This proposal is poorly motivated and deleterious, IMO.
Unfortunately it is popular / populist so acceptance looks likely.
That'll be a mistake as it is an actively damaging change.

Let me explain (at least so I can say "told you so").

The R5 revision states that EWG requested more motivation.
The new R5 motivation simply rearranges previous prose into
a sequence of bullet-points with (Clouseau style) conclusion:
 • Therefore, we should let operator[] take multiple arguments.

Please Non! What's the problem?

In C, the subscript operator returns a subobject lvalue.

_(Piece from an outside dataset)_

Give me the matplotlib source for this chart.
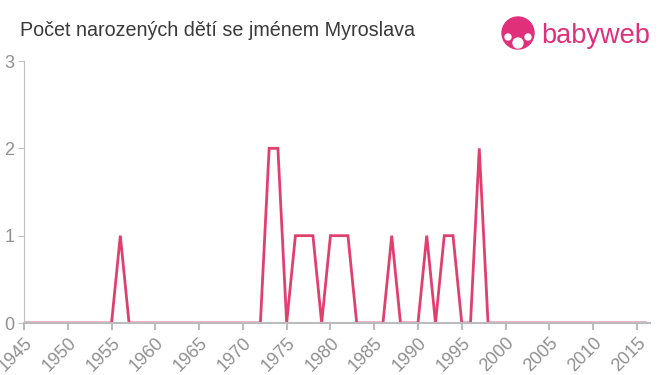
import numpy as np
import matplotlib.pyplot as plt
from matplotlib.patches import Circle

plt.rcParams['font.family'] = ['Liberation Sans', 'DejaVu Sans']

years = np.arange(1945, 2017)
births = np.zeros(len(years))
counts = {1956: 1, 1973: 2, 1974: 2, 1976: 1, 1977: 1, 1978: 1,
          1980: 1, 1981: 1, 1982: 1, 1987: 1, 1991: 1, 1993: 1, 1994: 1, 1997: 2}
for y, c in counts.items():
    births[years == y] = c

xticks = np.arange(1945, 2016, 5)
yticks = [0, 1, 2, 3]

fig = plt.figure(figsize=(6.6, 3.75), dpi=100)
ax = fig.add_axes([24/660, 52/375, 626/660, 262/375])
ax.plot(years, births, color="#e0406e", lw=2, solid_joinstyle="miter")
ax.set_xlim(1945, 2016.5)
ax.set_ylim(0, 3)
ax.set_xticks(xticks)
ax.set_xticklabels([str(t) for t in xticks], rotation=45, ha="right",
                   rotation_mode="anchor")
ax.set_yticks(yticks)
for s in ["top", "right"]:
    ax.spines[s].set_visible(False)
ax.spines["left"].set_color("#c0c0c0")
ax.spines["bottom"].set_color("#bbbbbb")
ax.spines["bottom"].set_linewidth(1.5)
ax.tick_params(axis="x", colors="#bbbbbb", labelcolor="#909090", labelsize=13,
               length=5, width=1.5, pad=3)
ax.tick_params(axis="y", colors="#c0c0c0", labelcolor="#909090", labelsize=13,
               length=4, pad=3)

fig.text(20/660, 1 - 31/375, "Počet narozených dětí se jménem Myroslava",
         fontsize=14.2, color="#3a3a3a", va="center")

# logo
lax = fig.add_axes([500/660, 1 - 52/375, 36/660, 40/375])
lax.set_xlim(0, 36)
lax.set_ylim(0, 40)
lax.axis("off")
lax.add_patch(Circle((18, 19), 16, color="#e0307a"))
lax.add_patch(Circle((18, 9), 5, color="white"))
lax.add_patch(Circle((8, 15), 3, color="white"))
lax.add_patch(Circle((28, 15), 3, color="white"))
fig.text(541/660, 1 - 36/375, "babyweb", fontsize=19.5, color="#e0307a",
         va="center", ha="left")

fig.savefig("out.png", dpi=100)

Good.

In C++, subscript operator overload should follow suit - it does,
mostly, but vector-of-bool returns proxy-reference instead -
this is now generally accepted as a very nasty design flaw.

In C++, multi-indexing is done with paren function-call syntax.
This is by now well established practice and is semantically fine.
Multi-indexing is indeed a functional mapping, often partial.
(P2128 protests parens "carry the wrong semantic implications").
Paren multi-indexing could just as easily (or more easily) be
extended to C, as nested C array has natural partial indexing.

Multi-indexing is most powerful when partial-indexing can return
a proxy reference, i.e. not necessarily an actual subobject.
When indexing with parens, devs know to expect a proxy result.

So, there is a clear semantic distinction with the status quo:
[i] means subobject indexing, returning a language lvalue
(i...) means multi-indexing, possibly partial, returning a proxy

This proposal adds:
[i...] what does this mean?
With operator overloading, it could mean anything at all.
The intended "motivating" use case conflates subobject vs proxy;
an infamous gotcha and dangerous pitfall.
Devs will have to carefully check the semantics.

P2128 is proposing something unprecedented - to add a new
C++ operator that has no current core language meaning.
This might constrain future language evolution, C and C++.

A more useful core language meaning might be:

    int a[4] = {1,2,3,4};

    a[1,2] = a[2,1];         // swap
    a[1,2,3,0] = a[0,1,2,3]; // it's a rotate !

Of course, this _could_ be done with the proposed C++ overload.
That's the problem - it _could_ do anything - anything at all.
It muddies what is currently a clear semantic distinction.



On Sun, Apr 25, 2021 at 2:36 PM will wray <wjwray@gmail.com> wrote:
Glad you bring this up.

"generic interoperability with C-style pointer-to-pointer arrays c"

I had a similar reaction on reading that section;
firstly confusion - what exactly does it mean,
then unease - do they know of the approach you show.

Maybe we will never know - this sentence is now gone.
There was an R4 (which still had this section), and now an R5
in which this whole section is redacted.



On Sun, Apr 25, 2021 at 3:27 AM Uecker, Martin via Liaison <liaison@lists.isocpp.org> wrote:


Just a small comment on P2128R3. There is says

"generic interoperability with C-style pointer-to-pointer
arrays c"

I assume this refers to code like this to creat
something which looks like a multi-dimensional array:

double **x = xmalloc(N * sizeof(double*));

for (int i = 0; i < N; i++) {

  x[i] = xmalloc(M * sizeof(double));

  for (int j = 0; j < M; j++)
    x[i][j] = 0.;
}


I just want to point out that this is not how we
would do this in C since at least C99. Instead
we write:

double (*x)[M] = xmalloc(sizeof(double[N][M]));

x[i][j] = 0.;

or sometimes (to more clearly differentiate
between pointers and arrays):

double (*xp)[N][M] = xmalloc(sizeof *xp);

(*xp)[i][j] = 1.;


With this, you the multi-dimensional array is
a single object and one also gets run-time bounds
checking for free if the compiler supports this.